As vísceras expostas da operação Lava Jato mostraram que essa mistificação era mais profunda do que se imaginava. Trata-se de mero joguete eleitoral, no qual os "juízos de valor" não tinham relação com o verdadeiro mundo das ideias. Os políticos veem a política como se fosse uma franquia instalada dentro do Estado. Indicações políticas serviam (e possivelmente ainda servem) a obtenção de inconfessáveis beneplácitos. A corrupção era (e possivelmente é) mera decorrência informal desse processo. A estrutura partidária e política está intacta e pronta a retomar o curso de seus negócios. Ou não está?

Não se pode, nesse contexto, fazer separação razoável entre candidatos e partidos políticos. Pragmaticamente estamos diante de um cenário de "mais do mesmo". Há, é claro, nuances de um em relação ao outro, mas o que é certo é que os valores ideológicos não se traduzem em verdadeiras ideias que modificarão a realidade.

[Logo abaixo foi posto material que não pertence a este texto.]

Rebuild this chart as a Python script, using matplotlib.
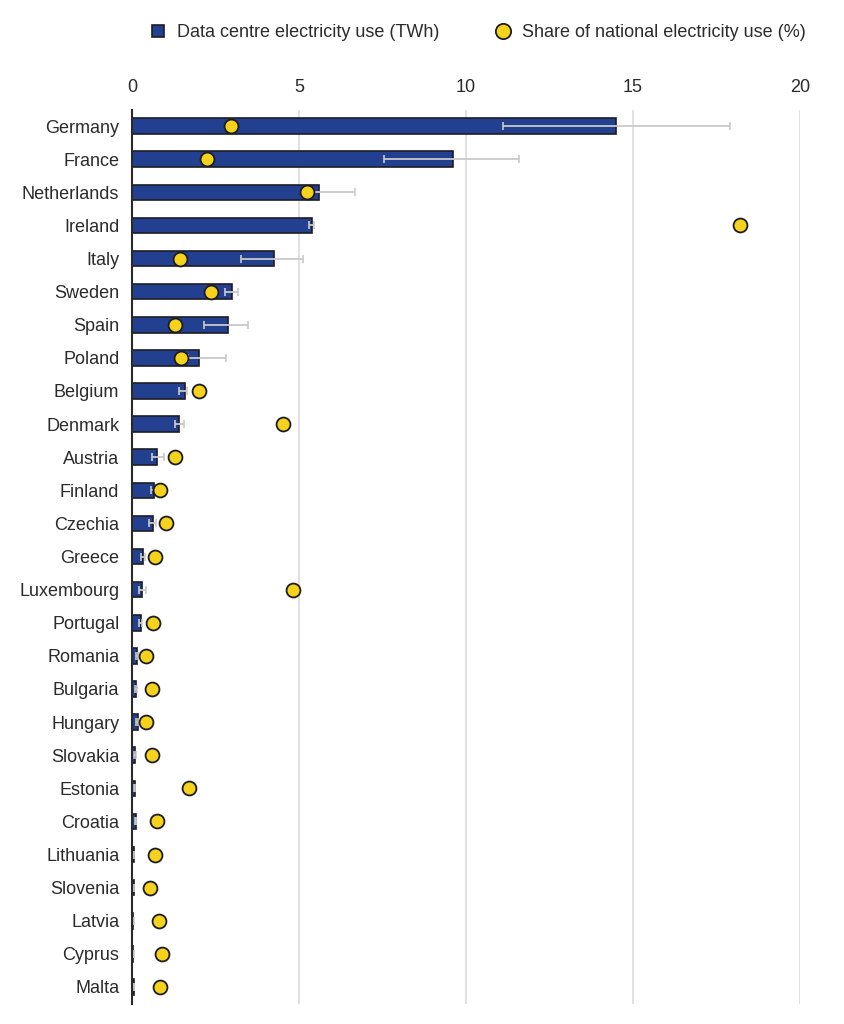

Há que se notar que nenhum candidato está fazendo escolhas, ou seja, informando o que que vai fazer e o que não vai fazer, o que vai destruir e o que vai construir, o que vai começar e o que vai terminar. Afinal de contas, basta ter um pouquinho de cérebro para que se possa concluir que os programas dos candidatos simplesmente não cabem no orçamento. O governo não caberá no Estado quando chegar o novo presidente. Simples assim.

A eleição programada para outubro é verdadeira farsa do ponto de vista de modificação estrutural do Brasil, país mergulhado em profunda disfuncionalidade institucional. Apenas será cumprido o rito formal das eleições, pois afinal de contas não se pode aceitar a modificação da aparência formal do processo político. A realidade é essa e poucos estão dispostos a mostrá-la.

Em meio a tudo isso, temos o nosso cotidiano que vai mostrando o que somos. A violência se espalha em velocidade astronômica e as intervenções estatais demonstram toda a debilidade no combate às quadrilhas e bandos cada vez mais organizados. Os antigos "excluídos" estão sendo recrutados para a luta, dentro do crime. A solução que desponta é toda emergencial, sem que se possa registrar nada que indique que teremos algo vertebral a modificar essa realidade.

Ao mesmo tempo em que militares tentam impor a ordem intervencionista diante de cidades boquiabertas, vê-se o espetáculo dantesco do STF. Ali deveria ser a casa da responsabilidade, da maturação de saídas pacificadoras, da interpretação de fatos concretos com menos oportunismo político. Não há naquele palácio a reflexão desapaixonada e menos superficial. Mais compromisso com o Brasil e menos comprometimento com certos brasileiros. O Judiciário deve ser o Poder da serenidade, da observância mais neutra possível do fato concreto com os olhos no horizonte. O que se vê é açodamento, vaidades irrefreáveis e debate completamente encantado pelas víboras que convivem nas esplanadas do poder. Um toma lá dá cá estranhíssimo para usar palavra moderada.

A política tem face trágica, em verdade. Aqui no Brasil estamos brindando com a ruptura de uma ordem sem construirmos nada compensatório. Estamos adentrando pelos salões de uma crise institucional cada vez mais aberta. A tensão normal existente entre as esferas do poder está relacionada com interesses cada vez mais imediatos.

O Brasil não é mais um país de futuro, sejamos realistas. Estamos flertando abertamente com o passado, orientando-nos por intervalos temporais cada vez menores. Todo dia tem sido um novo e sofrido dia. Chega de tergiversações: o futuro chegou e este é muito ruim.